Bjorn Oddsson: It surely is getting warmer in the world, and glaciers are getting smaller and thinner. And we have volcanoes beneath glaciers. So the mass which is lying on top is getting less, if a volcano is ready to erupt, it’s more likely to erupt under thinner ice than thicker ice.

After the Iceland volcano in April 2010, some scientists called for more research into whether global warming could trigger an increase in geological hazards – volcanoes, earthquakes, landslides, tsunamis. This idea is extremely speculative. No evidence yet exists. But some believe the question deserves a deeper look. In Iceland, Oddsson said, volcanologists are asking another question – how volcanoes might affect climate, instead of the other way around. Volcanoes are known to cool climate with the ash they release. This ash – a mix of burned-up rock and water vapor – can become trapped in the atmosphere.

Bjorn Oddssen: It can cause cooling in the world. That’s what we’ve seen through the history and the centuries. It just blocks the sun out. It can cause a degree or two in temperature, which is lower for one or two years.

Oddsson said the degree of volcanoes’ cooling the atmosphere can vary. It depends on how big the volcanic eruption is, the size of the ash plume, and where winds carry the ash. He pointed to a volcanic eruption in Iceland in the 18th century that caused crops to fail in Europe

Bjorn Oddsson: They just didn’t have enough sunlight to grow.

He added that the volcano had also released major amounts of sulfur gas, which is harmful to crops. Oddsson said, currently, there’s no highly accurate way to model how volcanic ash is produced and dispersed – or the specific effects volcanoes have on weather patterns. But he said the Eyjafjallajokull volcano should provide a test case.
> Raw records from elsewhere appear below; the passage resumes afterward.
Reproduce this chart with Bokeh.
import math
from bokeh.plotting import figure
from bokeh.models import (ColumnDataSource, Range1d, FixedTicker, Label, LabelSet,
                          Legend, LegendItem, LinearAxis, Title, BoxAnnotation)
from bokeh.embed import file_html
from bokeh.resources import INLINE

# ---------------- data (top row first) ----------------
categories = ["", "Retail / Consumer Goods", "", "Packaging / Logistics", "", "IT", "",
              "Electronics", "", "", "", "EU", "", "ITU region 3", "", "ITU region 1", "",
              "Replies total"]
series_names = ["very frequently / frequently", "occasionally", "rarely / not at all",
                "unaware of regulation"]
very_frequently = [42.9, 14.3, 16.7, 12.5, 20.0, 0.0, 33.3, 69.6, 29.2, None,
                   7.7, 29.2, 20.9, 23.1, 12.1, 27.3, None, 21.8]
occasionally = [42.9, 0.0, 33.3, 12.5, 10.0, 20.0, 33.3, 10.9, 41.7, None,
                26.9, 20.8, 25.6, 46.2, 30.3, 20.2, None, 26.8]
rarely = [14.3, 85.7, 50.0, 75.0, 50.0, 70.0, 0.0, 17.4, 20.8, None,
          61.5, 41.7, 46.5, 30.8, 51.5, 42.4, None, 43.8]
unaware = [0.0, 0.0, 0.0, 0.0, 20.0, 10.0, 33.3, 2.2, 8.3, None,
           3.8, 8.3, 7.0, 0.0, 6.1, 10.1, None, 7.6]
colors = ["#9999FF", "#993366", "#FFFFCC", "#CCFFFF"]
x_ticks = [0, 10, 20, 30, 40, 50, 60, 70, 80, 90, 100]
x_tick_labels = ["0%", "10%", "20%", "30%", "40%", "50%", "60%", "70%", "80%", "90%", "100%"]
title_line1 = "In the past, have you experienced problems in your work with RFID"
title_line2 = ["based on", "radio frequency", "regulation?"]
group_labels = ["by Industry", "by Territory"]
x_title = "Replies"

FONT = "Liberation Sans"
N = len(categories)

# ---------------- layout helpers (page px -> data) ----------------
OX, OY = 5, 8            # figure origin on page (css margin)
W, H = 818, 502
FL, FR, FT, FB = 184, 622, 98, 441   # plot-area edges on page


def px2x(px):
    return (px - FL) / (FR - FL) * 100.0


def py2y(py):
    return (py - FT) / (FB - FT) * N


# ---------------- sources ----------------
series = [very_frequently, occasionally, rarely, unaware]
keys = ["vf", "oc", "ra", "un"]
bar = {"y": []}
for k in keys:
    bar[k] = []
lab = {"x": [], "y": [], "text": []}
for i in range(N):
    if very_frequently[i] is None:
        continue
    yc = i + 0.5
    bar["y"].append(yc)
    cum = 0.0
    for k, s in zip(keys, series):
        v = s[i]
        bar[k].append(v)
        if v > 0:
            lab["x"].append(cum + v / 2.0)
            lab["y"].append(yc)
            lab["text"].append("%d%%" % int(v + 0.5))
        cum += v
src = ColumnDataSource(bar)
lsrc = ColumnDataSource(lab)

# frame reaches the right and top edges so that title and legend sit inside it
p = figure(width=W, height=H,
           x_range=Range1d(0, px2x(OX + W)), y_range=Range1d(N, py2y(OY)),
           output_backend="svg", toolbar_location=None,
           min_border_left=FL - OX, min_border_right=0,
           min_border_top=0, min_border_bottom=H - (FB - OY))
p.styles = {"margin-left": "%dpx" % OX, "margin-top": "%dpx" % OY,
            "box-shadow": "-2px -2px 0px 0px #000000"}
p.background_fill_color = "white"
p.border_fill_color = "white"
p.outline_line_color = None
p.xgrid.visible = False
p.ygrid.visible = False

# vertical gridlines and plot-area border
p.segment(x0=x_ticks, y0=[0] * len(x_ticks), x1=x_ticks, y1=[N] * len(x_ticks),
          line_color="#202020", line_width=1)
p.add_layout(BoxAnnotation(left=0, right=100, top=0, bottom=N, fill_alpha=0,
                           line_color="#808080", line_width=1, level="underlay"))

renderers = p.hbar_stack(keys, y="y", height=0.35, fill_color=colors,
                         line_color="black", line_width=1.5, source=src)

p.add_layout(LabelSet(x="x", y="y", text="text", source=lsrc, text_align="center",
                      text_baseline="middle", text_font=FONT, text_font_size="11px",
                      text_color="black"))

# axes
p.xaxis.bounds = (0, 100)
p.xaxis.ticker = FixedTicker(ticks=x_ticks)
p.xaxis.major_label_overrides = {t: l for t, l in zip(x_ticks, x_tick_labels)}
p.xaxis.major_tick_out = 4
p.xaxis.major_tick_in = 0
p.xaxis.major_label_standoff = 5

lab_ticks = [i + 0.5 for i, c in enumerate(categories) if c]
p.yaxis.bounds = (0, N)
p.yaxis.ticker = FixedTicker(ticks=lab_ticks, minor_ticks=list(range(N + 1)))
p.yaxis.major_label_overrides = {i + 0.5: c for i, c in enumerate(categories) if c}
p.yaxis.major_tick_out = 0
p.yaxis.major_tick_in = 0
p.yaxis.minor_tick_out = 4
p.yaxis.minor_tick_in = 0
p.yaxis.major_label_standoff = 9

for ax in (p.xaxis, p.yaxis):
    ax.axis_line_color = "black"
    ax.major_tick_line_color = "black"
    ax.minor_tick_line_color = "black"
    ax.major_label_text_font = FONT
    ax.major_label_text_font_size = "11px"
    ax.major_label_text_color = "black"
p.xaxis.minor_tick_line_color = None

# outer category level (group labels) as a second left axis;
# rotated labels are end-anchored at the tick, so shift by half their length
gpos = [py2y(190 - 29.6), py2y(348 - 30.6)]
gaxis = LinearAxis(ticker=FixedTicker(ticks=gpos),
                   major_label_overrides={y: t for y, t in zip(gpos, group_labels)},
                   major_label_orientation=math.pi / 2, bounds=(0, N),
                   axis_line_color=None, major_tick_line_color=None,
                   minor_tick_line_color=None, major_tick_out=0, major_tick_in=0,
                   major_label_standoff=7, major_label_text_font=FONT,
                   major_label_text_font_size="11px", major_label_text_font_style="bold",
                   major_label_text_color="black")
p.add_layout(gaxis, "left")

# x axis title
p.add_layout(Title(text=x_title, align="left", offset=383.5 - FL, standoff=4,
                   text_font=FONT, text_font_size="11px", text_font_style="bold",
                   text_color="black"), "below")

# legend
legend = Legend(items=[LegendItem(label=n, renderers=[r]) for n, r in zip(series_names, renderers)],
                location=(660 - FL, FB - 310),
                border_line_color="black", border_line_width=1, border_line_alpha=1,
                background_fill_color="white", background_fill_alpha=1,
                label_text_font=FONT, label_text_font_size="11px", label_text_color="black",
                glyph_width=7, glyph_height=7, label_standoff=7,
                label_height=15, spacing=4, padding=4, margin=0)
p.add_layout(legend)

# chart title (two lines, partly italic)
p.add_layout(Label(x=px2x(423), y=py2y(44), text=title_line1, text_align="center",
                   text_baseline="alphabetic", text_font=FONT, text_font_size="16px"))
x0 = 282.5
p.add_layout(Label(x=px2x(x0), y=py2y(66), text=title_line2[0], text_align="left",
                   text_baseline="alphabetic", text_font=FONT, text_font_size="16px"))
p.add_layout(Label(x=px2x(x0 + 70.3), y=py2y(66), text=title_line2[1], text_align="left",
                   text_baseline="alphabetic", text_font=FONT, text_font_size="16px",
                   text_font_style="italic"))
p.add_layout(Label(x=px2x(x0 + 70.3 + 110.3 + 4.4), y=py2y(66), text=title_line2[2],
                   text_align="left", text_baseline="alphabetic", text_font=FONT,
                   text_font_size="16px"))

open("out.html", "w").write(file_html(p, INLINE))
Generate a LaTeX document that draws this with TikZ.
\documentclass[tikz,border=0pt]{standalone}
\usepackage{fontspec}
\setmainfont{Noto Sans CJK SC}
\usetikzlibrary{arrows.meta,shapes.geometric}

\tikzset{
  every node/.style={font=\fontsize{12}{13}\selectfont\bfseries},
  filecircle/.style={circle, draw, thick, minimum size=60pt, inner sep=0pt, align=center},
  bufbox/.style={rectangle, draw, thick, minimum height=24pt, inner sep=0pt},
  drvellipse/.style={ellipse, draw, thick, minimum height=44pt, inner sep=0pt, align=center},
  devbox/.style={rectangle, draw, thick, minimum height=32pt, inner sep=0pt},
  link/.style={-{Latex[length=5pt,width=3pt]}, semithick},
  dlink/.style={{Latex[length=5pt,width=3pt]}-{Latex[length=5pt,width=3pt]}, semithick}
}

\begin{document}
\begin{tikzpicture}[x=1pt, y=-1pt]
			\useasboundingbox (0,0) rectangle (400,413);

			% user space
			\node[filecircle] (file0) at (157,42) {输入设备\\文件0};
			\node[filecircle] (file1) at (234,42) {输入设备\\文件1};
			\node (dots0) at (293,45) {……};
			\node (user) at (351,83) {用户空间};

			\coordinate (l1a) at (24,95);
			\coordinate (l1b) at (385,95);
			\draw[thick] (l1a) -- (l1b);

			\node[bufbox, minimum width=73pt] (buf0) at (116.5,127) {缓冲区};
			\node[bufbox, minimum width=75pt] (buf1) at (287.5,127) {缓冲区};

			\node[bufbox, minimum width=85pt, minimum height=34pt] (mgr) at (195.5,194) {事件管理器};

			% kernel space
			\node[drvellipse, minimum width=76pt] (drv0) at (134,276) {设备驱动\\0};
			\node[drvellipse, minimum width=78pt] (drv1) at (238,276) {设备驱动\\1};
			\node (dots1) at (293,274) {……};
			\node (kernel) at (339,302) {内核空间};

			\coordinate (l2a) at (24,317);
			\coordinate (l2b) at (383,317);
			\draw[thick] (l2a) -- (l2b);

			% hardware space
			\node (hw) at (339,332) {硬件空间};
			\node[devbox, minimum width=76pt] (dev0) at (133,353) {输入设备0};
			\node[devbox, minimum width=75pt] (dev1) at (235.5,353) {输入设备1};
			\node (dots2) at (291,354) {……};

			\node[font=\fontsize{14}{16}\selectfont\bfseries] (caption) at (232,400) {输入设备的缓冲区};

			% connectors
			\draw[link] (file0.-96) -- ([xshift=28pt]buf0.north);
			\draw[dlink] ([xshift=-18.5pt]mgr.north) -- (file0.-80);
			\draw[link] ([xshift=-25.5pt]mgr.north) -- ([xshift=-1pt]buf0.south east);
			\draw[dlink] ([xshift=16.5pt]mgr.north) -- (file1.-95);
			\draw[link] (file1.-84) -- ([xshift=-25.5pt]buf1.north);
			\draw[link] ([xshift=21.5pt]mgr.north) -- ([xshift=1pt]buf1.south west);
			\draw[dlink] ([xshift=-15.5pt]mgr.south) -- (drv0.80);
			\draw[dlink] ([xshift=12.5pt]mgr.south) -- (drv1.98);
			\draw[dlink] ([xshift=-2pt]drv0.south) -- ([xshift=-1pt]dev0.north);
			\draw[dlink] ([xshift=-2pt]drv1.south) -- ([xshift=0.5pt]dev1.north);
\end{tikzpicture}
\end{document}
Bjorn Oddsson: Now we are gaining a lot of data from this volcano. We have to work with this data, and put them into the models to make them better. I’m not saying that the models are bad, I’m just saying that we have to make them better.

He reiterated that this is what science is all about.

Bjorn Oddson: To collect data, and evaluate the data, and you have the idea, and then you have a discussion about the idea.